Victor Bloom MD
Spielberg's classic film on the Holocaust during World War II came to the attention of more people in one night than all those who saw the film in movie theaters a few years ago. Experts wondered what would be the impact of this unprecedented historical event when it comes into a person's home. Perhaps it comes more directly and personally than in a large theater with lots of people and a big silver screen. One wonders how much, at this late date, the impact of this attempt at genocide is felt.
Spielberg himself advised parents at the beginning of the presentation that this was no film for small children. His own small children had not seen it. But he would want them to see it when they were of high school age. He would want them to know what happened.
What happened was that the leaders of Nazi Germany, the Third Reich, decided on a plan. It was called, "The Final Solution". The final solution to what? The Jewish question. What was the Jewish Question? The question seemed to be to those in power, should the Jewish race be allowed to exist? The Nazi propaganda machine, in the wake of the Versailles treaty after World War I, in which Germany was defeated and rendered hopelessly abject, whipped up a fury of antiSemitism, in which the Jew was stereotyped as genetically corrupt and in league with the devil. It was considered a defective race, in comparison with the Aryan race, which built on the German myth of the 'volk', wholesome and handsome blonde-haired men and women who were going to save the world and be the hope of the future.
The Nazis fomented racial theories built on fantastic stereotypes. The Aryans were the "Master Race" and the Jews were consigned as defectives for elimination, extermination, like vermin, along with gypsies, mental defectives, homosexuals, communists and intellectuals that were considered a threat to The New Order. These included clergy who spoke against the Nazi regime and Slavs who were also considered inferior.

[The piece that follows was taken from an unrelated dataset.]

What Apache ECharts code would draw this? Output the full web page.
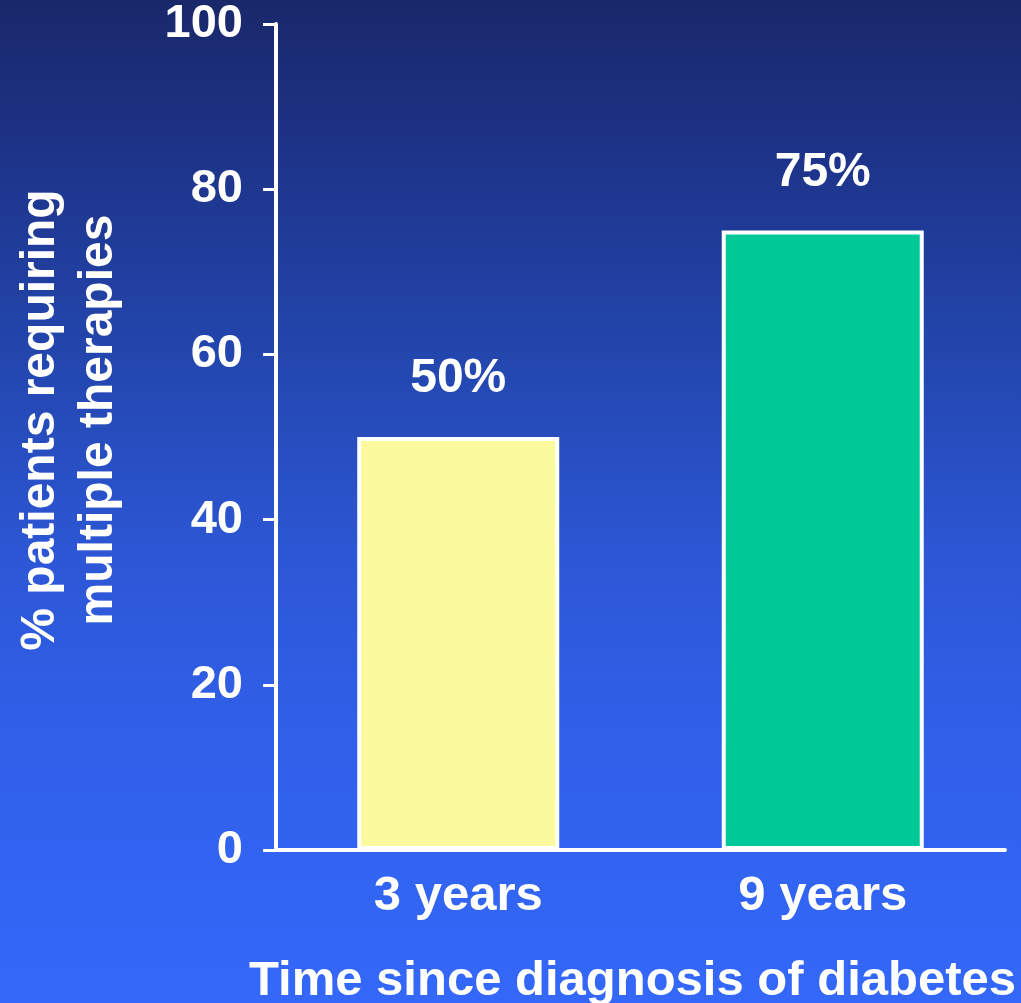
<!DOCTYPE html>
<html>
<head>
<meta charset="utf-8">
<script src="https://cdn.jsdelivr.net/npm/echarts@6/dist/echarts.min.js"></script>
<style>
  html, body { margin: 0; padding: 0; }
  #chart { width: 1021px; height: 1003px; }
</style>
</head>
<body>
<div id="chart"></div>
<script>
// Share of patients needing multiple therapies, by time since diagnosis
const categories = ['3 years', '9 years'];
const values = [50, 75];
const barColors = ['#FBFB9E', '#00C896'];
const yTicks = { min: 0, max: 100, interval: 20 };
const yTitle = '% patients requiring\nmultiple therapies';
const xTitle = 'Time since diagnosis of diabetes';

const font = '"Liberation Sans", Arial, sans-serif';
const chart = echarts.init(document.getElementById('chart'));

chart.setOption({
  backgroundColor: new echarts.graphic.LinearGradient(0, 0, 0, 1, [
    { offset: 0, color: '#19286A' },
    { offset: 0.15, color: '#1D3388' },
    { offset: 0.35, color: '#2346AD' },
    { offset: 0.55, color: '#2C56D4' },
    { offset: 0.72, color: '#305FE8' },
    { offset: 1, color: '#3468FA' }
  ]),
  animation: false,
  grid: {
    left: 276, right: 16, top: 24, bottom: 153,
    containLabel: false,
    outerBoundsMode: 'none'
  },
  xAxis: {
    type: 'category',
    data: categories,
    axisLine: { lineStyle: { color: '#ffffff', width: 4 } },
    axisTick: { show: false },
    axisLabel: {
      color: '#ffffff', fontFamily: font, fontWeight: 'bold', fontSize: 49, margin: 22
    },
    name: xTitle,
    nameLocation: 'middle',
    nameGap: 107,
    nameTextStyle: {
      color: '#ffffff', fontFamily: font, fontWeight: 'bold', fontSize: 49, padding: [0, 16, 0, 0]
    }
  },
  yAxis: {
    type: 'value',
    min: yTicks.min,
    max: yTicks.max,
    interval: yTicks.interval,
    splitLine: { show: false },
    axisLine: { show: true, lineStyle: { color: '#ffffff', width: 4 } },
    axisTick: { show: true, length: 13, lineStyle: { color: '#ffffff', width: 3 } },
    axisLabel: {
      color: '#ffffff', fontFamily: font, fontWeight: 'bold', fontSize: 47, margin: 33
    }
  },
  graphic: [{
    type: 'text',
    x: 70,
    y: 420,
    rotation: Math.PI / 2,
    style: {
      text: yTitle,
      fill: '#ffffff',
      font: 'bold 48px ' + font,
      textAlign: 'center',
      textVerticalAlign: 'middle',
      lineHeight: 58
    }
  }],
  series: [{
    type: 'bar',
    barWidth: 202,
    data: values.map((v, i) => ({
      value: v,
      itemStyle: { color: barColors[i] }
    })),
    itemStyle: { borderColor: '#ffffff', borderWidth: 4 },
    label: {
      show: true,
      position: 'top',
      distance: 34,
      formatter: '{c}%',
      color: '#ffffff',
      fontFamily: font,
      fontWeight: 'bold',
      fontSize: 48
    }
  }]
});
</script>
</body>
</html>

Synagogues and books were burned.
The movie showed Jews being kicked out of their homes while Nazi party officials and friends occupied them. They were herded with their meager possessions and marched to ghettos, where they were housed in crowded and unsanitary conditions. They were not allowed to do business and their children were not allowed to go to school. German Jews who had considered themselves German citizens and valued members of the community were no exception.

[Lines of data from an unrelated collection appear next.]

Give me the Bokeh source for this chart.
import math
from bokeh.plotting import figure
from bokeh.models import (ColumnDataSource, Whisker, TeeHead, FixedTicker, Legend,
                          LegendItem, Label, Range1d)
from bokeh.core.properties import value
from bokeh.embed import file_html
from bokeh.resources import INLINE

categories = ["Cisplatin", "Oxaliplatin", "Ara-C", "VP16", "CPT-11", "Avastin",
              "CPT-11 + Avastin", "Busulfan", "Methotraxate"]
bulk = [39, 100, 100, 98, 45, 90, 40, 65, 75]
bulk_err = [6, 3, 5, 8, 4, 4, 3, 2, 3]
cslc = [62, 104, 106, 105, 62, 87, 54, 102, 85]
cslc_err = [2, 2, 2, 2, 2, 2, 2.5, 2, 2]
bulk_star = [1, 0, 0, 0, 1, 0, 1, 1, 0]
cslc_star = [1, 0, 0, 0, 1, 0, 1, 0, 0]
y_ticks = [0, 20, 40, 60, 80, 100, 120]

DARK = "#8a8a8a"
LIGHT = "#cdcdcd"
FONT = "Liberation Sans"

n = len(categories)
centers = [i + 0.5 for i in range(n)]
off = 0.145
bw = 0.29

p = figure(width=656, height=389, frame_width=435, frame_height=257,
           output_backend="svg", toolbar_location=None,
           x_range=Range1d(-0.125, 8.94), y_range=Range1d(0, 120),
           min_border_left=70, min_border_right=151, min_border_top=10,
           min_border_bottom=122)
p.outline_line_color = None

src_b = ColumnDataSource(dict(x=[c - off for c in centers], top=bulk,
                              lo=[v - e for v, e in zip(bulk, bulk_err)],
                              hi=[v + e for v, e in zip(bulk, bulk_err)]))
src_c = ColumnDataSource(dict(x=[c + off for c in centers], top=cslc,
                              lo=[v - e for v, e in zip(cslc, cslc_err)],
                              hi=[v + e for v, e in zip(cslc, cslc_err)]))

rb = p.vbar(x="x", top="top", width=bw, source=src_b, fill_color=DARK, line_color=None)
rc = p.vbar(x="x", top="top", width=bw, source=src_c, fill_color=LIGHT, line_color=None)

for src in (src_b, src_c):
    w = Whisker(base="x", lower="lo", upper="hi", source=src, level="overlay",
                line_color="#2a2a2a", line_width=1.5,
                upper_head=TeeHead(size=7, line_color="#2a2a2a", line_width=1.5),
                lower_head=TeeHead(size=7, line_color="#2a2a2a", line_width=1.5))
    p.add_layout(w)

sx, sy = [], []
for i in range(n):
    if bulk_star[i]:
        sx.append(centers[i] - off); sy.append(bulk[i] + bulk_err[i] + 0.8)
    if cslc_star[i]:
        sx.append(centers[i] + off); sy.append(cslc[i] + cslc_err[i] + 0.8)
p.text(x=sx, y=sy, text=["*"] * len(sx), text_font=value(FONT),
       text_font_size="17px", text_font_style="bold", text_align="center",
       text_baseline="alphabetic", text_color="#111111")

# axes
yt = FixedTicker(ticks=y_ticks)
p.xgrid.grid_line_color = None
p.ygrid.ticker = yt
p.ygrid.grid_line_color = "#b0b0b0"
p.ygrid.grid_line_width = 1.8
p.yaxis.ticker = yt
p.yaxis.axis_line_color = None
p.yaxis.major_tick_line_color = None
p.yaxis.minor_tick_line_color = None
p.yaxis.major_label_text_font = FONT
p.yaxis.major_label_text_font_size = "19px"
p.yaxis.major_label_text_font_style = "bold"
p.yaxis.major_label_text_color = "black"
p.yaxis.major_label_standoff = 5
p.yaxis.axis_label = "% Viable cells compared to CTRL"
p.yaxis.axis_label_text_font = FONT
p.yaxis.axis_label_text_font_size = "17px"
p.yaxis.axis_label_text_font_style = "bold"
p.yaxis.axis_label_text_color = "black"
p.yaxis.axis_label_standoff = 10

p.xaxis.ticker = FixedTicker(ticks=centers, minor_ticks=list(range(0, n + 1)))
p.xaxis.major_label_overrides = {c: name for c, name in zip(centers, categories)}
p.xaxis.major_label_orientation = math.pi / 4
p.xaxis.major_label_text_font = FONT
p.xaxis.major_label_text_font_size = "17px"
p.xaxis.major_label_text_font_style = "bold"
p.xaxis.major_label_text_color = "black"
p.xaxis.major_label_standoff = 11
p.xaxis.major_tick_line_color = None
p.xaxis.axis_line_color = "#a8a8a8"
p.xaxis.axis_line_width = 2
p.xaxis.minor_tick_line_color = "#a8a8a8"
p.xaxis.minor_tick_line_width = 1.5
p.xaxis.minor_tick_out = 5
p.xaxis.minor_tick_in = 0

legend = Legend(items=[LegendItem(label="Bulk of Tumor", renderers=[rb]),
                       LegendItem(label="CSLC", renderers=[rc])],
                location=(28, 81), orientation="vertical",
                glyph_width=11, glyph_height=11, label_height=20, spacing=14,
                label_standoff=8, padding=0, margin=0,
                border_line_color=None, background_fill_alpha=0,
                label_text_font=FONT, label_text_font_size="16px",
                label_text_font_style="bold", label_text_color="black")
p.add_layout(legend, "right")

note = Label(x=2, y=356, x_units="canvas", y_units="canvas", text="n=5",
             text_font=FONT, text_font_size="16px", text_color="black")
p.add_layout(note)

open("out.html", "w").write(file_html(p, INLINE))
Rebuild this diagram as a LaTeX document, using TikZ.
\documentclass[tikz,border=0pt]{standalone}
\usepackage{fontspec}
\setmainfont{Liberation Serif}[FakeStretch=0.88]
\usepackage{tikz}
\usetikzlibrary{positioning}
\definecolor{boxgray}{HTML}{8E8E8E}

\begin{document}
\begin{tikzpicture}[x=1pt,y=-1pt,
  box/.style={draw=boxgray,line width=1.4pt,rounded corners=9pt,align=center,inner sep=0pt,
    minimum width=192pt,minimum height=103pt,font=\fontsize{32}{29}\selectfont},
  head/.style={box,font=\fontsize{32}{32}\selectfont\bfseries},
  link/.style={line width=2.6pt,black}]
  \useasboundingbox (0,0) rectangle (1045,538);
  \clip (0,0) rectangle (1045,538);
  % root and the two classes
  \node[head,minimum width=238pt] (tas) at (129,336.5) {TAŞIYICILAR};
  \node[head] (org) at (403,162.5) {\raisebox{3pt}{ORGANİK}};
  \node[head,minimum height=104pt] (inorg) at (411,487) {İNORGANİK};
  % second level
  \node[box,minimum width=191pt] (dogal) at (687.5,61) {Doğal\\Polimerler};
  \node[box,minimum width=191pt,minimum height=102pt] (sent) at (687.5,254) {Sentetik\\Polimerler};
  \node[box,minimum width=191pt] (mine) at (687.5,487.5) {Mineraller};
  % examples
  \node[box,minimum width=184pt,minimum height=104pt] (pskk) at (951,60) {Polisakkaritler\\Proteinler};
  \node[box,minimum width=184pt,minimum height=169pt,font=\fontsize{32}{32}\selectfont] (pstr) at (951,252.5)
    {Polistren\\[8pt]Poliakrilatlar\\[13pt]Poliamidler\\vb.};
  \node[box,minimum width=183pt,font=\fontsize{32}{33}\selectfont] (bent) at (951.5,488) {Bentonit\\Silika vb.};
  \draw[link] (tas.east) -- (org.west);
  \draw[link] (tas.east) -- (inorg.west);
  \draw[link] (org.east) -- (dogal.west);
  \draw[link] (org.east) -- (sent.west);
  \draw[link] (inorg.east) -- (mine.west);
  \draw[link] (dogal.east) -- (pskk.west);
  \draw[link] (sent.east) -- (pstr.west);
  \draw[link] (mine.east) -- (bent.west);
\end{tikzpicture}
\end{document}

The movie showed these forced marches and mass migrations and also individuals and how they reacted. Mostly they reacted in stunned disbelief. They were completed uprooted and at the mercy of the authorities. They did not know what would happen to them. They could not imagine that they would be herded into slave labor camps or exterminated in the death camps. Such outcomes were inimaginable, unthinkable, and yet the unthinkable happened.

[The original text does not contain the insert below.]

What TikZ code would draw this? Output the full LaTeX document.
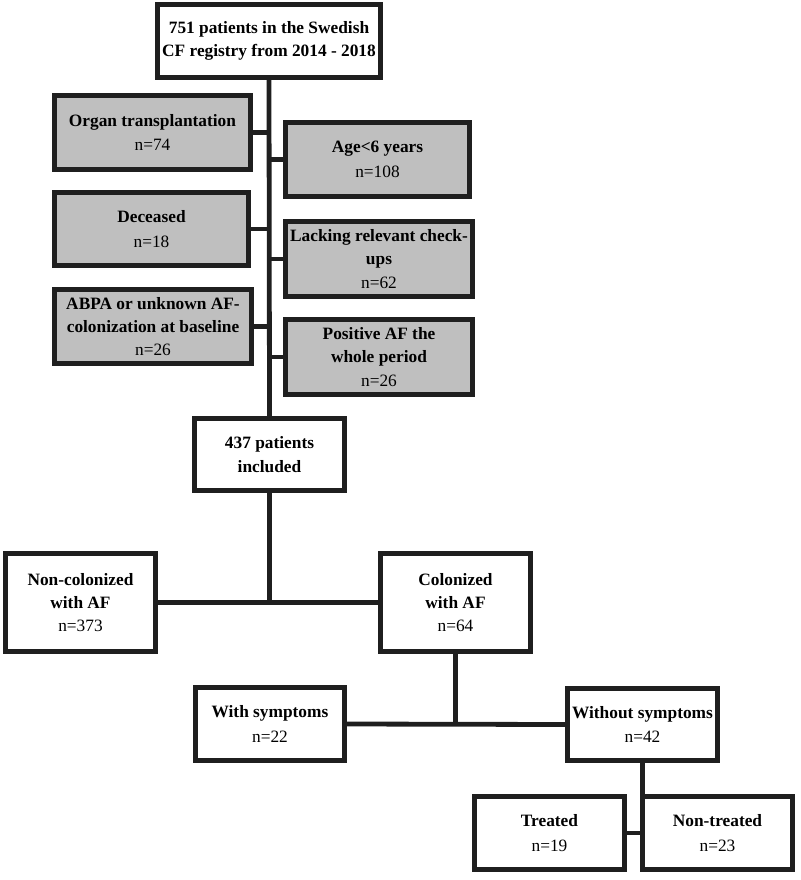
\documentclass[tikz,border=0pt]{standalone}
\usepackage{fontspec}
\setmainfont{Liberation Serif}
\usetikzlibrary{shadows}
\colorlet{boxline}{black!88}
\colorlet{boxgray}{black!25}
\tikzstyle{flow}=[draw=boxline,line width=3.6pt,align=center,inner sep=1pt,
  font=\fontsize{13}{17.5}\selectfont]
\tikzstyle{whitebox}=[flow,fill=white]
\tikzstyle{graybox}=[flow,fill=boxgray,drop shadow={opacity=0.15,shadow xshift=1pt,shadow yshift=-1.5pt}]
\tikzstyle{link}=[boxline,line width=3.6pt]
\tikzset{sz/.style 2 args={minimum width=#1*0.75pt,minimum height=#2*0.75pt}}

\begin{document}
\begin{tikzpicture}[x=0.75pt,y=-0.75pt]
  \useasboundingbox (0,0) rectangle (800,880);

  % REGISTRY
  \node[whitebox,sz={223}{73}] (reg) at (269,41)
    {\textbf{751 patients in the Swedish}\\\textbf{CF registry from 2014 - 2018}};

  % EXCLUDED
  \node[graybox,sz={196}{74}] (trans) at (152.5,132.5) {\textbf{Organ transplantation}\\[1pt]n=74};
  \node[graybox,sz={194}{73}] (dec) at (151.5,229) {\textbf{Deceased}\\[1pt]n=18};
  \node[graybox,sz={197}{74}] (abpa) at (153,326.5)
    {\textbf{ABPA or unknown AF-}\\\textbf{colonization at baseline}\\n=26};
  \node[graybox,sz={184}{74}] (age) at (377.5,159.5) {\textbf{Age<6 years}\\[1pt]n=108};
  \node[graybox,sz={187}{75}] (lack) at (379,259)
    {\textbf{Lacking relevant check-}\\\textbf{ups}\\n=62};
  \node[graybox,sz={187}{75}] (pos) at (379,357)
    {\textbf{Positive AF the}\\\textbf{whole period}\\n=26};

  % INCLUDED
  \node[whitebox,sz={150}{72}] (incl) at (269.5,454.5) {\textbf{437 patients}\\\textbf{included}};
  \node[whitebox,sz={150}{98}] (noncol) at (80.5,602.5) {\textbf{Non-colonized}\\\textbf{with AF}\\n=373};
  \node[whitebox,sz={150}{98}] (col) at (455.5,602.5) {\textbf{Colonized}\\\textbf{with AF}\\n=64};
  \node[whitebox,sz={149}{73}] (sympt) at (270,724) {\textbf{With symptoms}\\[1pt]n=22};
  \node[whitebox,sz={150}{72}] (nosympt) at (642.5,724.5) {\textbf{Without symptoms}\\[1pt]n=42};
  \node[whitebox,sz={150}{73}] (treat) at (549.5,833) {\textbf{Treated}\\[1pt]n=19};
  \node[whitebox,sz={150}{73}] (nontreat) at (717.5,833) {\textbf{Non-treated}\\[1pt]n=23};

  % LINKS
  \draw[link] (reg.south) -- (incl.north);
  \foreach \b in {trans,dec,abpa}
    \draw[link] (\b.east) -- (\b.east -| reg.south);
  \foreach \b in {age,lack,pos}
    \draw[link] (\b.west) -- (\b.west -| reg.south);
  \draw[link] (noncol.east) -- (col.west);
  \draw[link] (incl.south) -- (incl.south |- noncol.east);
  \draw[link] (sympt.east) -- (nosympt.west);
  \draw[link] (col.south) -- (col.south |- sympt.east);
  \draw[link] (treat.east) -- (nontreat.west);
  \draw[link] (nosympt.south) -- (nosympt.south |- nontreat.north);
\end{tikzpicture}
\end{document}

Six million Jews were systematically slaughtered. The Germans kept good records, so there is little argument about the numbers, except by a few mad revisionists who said the whole thing didn't happen, that the Holocaust was a trumped up non-event by cunning and powerful Jewish propagandists. There are those who want to believe it never happened.
The movie showed the degrees to which some Nazis exploited the situation to party and make money. It also showed random acts of violence and sadism. It showed many Nazi officers who were seemingly without guilt, utterly cold and remorseless, without feeling for their fellow man. Anyone could be shot or beaten at any time for any reason. This included old men and women as well as children. It is a wonder that the Nazi high command could have gay, drunken parties and orgies and celebrate holidays and birthdays. It is a wonder that so many human beings could have been so inhumane.
The movie played for three and a half hours with no commercial interruption. The Ford Motor Company is to be commended for enabling this presentation in so sensitive and tactful a way.
One can only wonder how this vivid and gripping dramatic pictorialization of one of the most horrible events of human history was received by the average television viewer. Certainly the darker side of man's potential was depicted in searing detail.
One is impressed, however, that in spite of everything, it was a story of humanity and hope, of survival and creativity. This interesting fact emerged at the end. There were now 6000 survivors of "Shindler's Jews" from the original eleven hundred at the end of the war. This is two thousand more than all the Jews now living in Poland.
This fact of survival in the face of the darkest horror of human history shows the truth of the Talmudic saying, that whosoever saves the life of one human being, saves the world, entire.
Dr. Bloom is Clinical Associate Professor of Wayne State's Medical School Department of Psychiatry and in private practive in Grosse Pointe Park.